Gemmel, difatti, opta per un taglio molto realistico che relega sullo sfondo la componente fantasy - magia, chiaroveggenza, razze non umane - e si focalizza con maggiore attenzione sui drammi umani che muovono la vicenda dal punto di vista sociale, economico, politico e bellico.
L'estrema fruibilità del ciclo va ricercata anche nella scelta di costruire archi narrativi che si estinguono all'interno del singolo volume; e la presenza ricorrente di Druss, Skilgannon e Waylander (l'unico dei tre che richiede un tassativo ordine di lettura dei volumi che lo coinvolgono) permette la suddivisione del ciclo in sottogruppi affrontabili separatamente, senza particolari vincoli di lettura.
Ma il pregio maggiore per la quale viene ricordato Gemmel è la capacità di dipingere personaggi nel giro di poche righe e attribuire loro una forte credibilità nelle lotte interiori che sostengono quotidianamente: possono essere assassini dal deprecabile passato che cercano di estinguere le loro perdite nel sangue, con la speranza che un nemico sia più forte di loro e la faccia finita; oppure presentarsi come sporchi avvoltoi che anelano all'eterna gloria, per poi ritrovarsi cenere fra le mani; o magari immacolate anime costrette a disattendere promesse di gioventù ed effimeri ideali in favore di un potere più grande, tanto vasto quanto corrosivo.
L'eroe qui descritto è alla continua ricerca di seconde possibilità, con la consapevolezza che per certi errori non sia contemplata la redenzione; quotidianamente costretto al compromesso per scendere a patti con il proprio passato e lasciarsi finalmente alle spalle i fantasmi che lo perseguitano.



DIFETTI

L'autore si contraddistingue per la semplicità non solo di prosa, la quale rende molto agevole la fruizione dell'intero ciclo, ma soprattutto nella delineazione del worldbuilding e, per estensione, le dinamiche d'azione e introspezione sviluppate all'interno.
Non sarà affatto raro imbattersi in personaggi tra di loro simili - l'archetipo si ripete nella discendenza - che intraprendono percorsi analoghi a quelli dei loro antenati, sostengono dialoghi praticamente sovrapponibili e fronteggiano i medesimi tumulti interiori (quest'ultima una caratteristica molto ricorrente nel ciclo).

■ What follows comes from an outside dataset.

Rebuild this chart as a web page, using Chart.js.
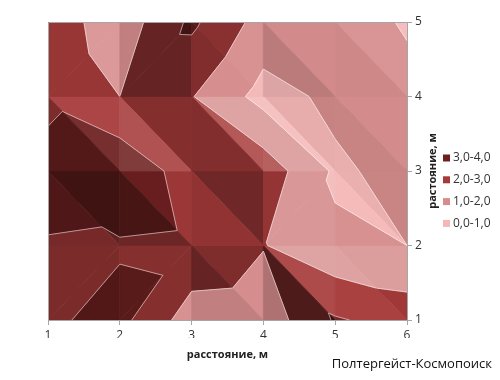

Il ciclo dei Drenai esaurisce rapidamente la poetica sull'eroe smitizzato e reso umano; inoltre, come detto all'inizio, il worldbuilding consta di un'originalità tendente al ribasso e poco capace di reinventarsi tra un volume e l'altro: la gestione dei demoni, l'inserimento di ibridi genetici e lo sfruttamento della negromanzia restituiscono un quadro alle volte eccessivamente fisico e posticcio, purtroppo esposto a picchi di pacchianeria involontaria e volto a corroborare un immediato impatto scenico (e niente di più).
Il difetto più grande, in conclusione, lo si può identificare nell'oggettiva ripetitività della costruzione di personaggi e dinamiche a essi correlati nonché una riproposizione pedissequa di molte peculiarità del contesto, senza che queste vengano adeguatamente sviluppate con una propria autonomia.